Circa metà della popolazione è cristiana: soprattutto cattolici e protestanti (la parte restante professa i culti tradizionali). Papa Francesco e l’arcivescovo anglicano Justin Welby hanno annullato l’attesa visita ecumenica programmata per lo scorso ottobre. Il Consiglio nazionale delle Chiese, un organismo composto dalle principali confessioni religiose del Paese, protagonista nelle trattative di pace e di dialogo, puntava molto sul viaggio dei due leader spirituali.

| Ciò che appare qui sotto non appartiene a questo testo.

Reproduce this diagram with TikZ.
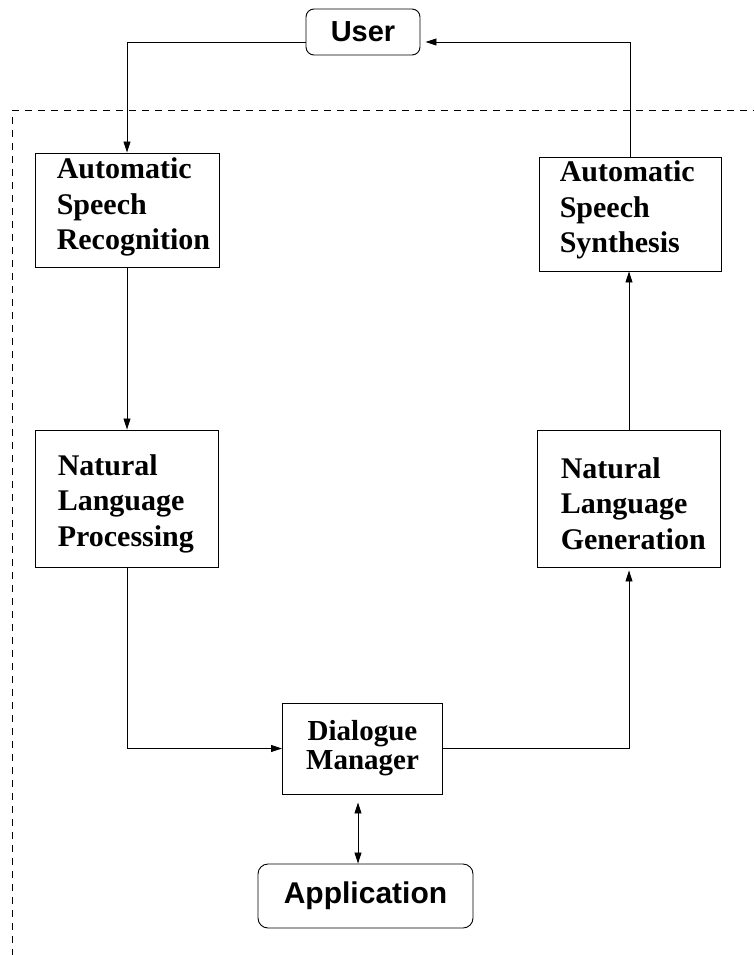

«Purtroppo non c’erano le condizioni minime di sicurezza per realizzarlo – spiega Moschetti –. E forse non c’è stata la necessaria convinzione e la piena coesione di tutta la Chiesa locale. Ma il Papa mi ha confessato di voler visitare il Sud Sudan nel 2018. Sarebbe una grande benedizione per la gente. Cattolici e anglicani guardano con grande trasporto al Santo Padre. Sarebbe un grande segno di comunione. Oggi più che mai serve unità, riconciliazione: tra le religioni, tra le etnie, tra i militari. I giovani, in particolare, sono stanchi della guerra. Ci vorrà tempo per stemperare l’odio e superare i traumi. Ma sono certo che il Sud Sudan saprà lasciarsi alle spalle questo incubo, si rialzerà e sarà capace di risorgere dalle sue ceneri».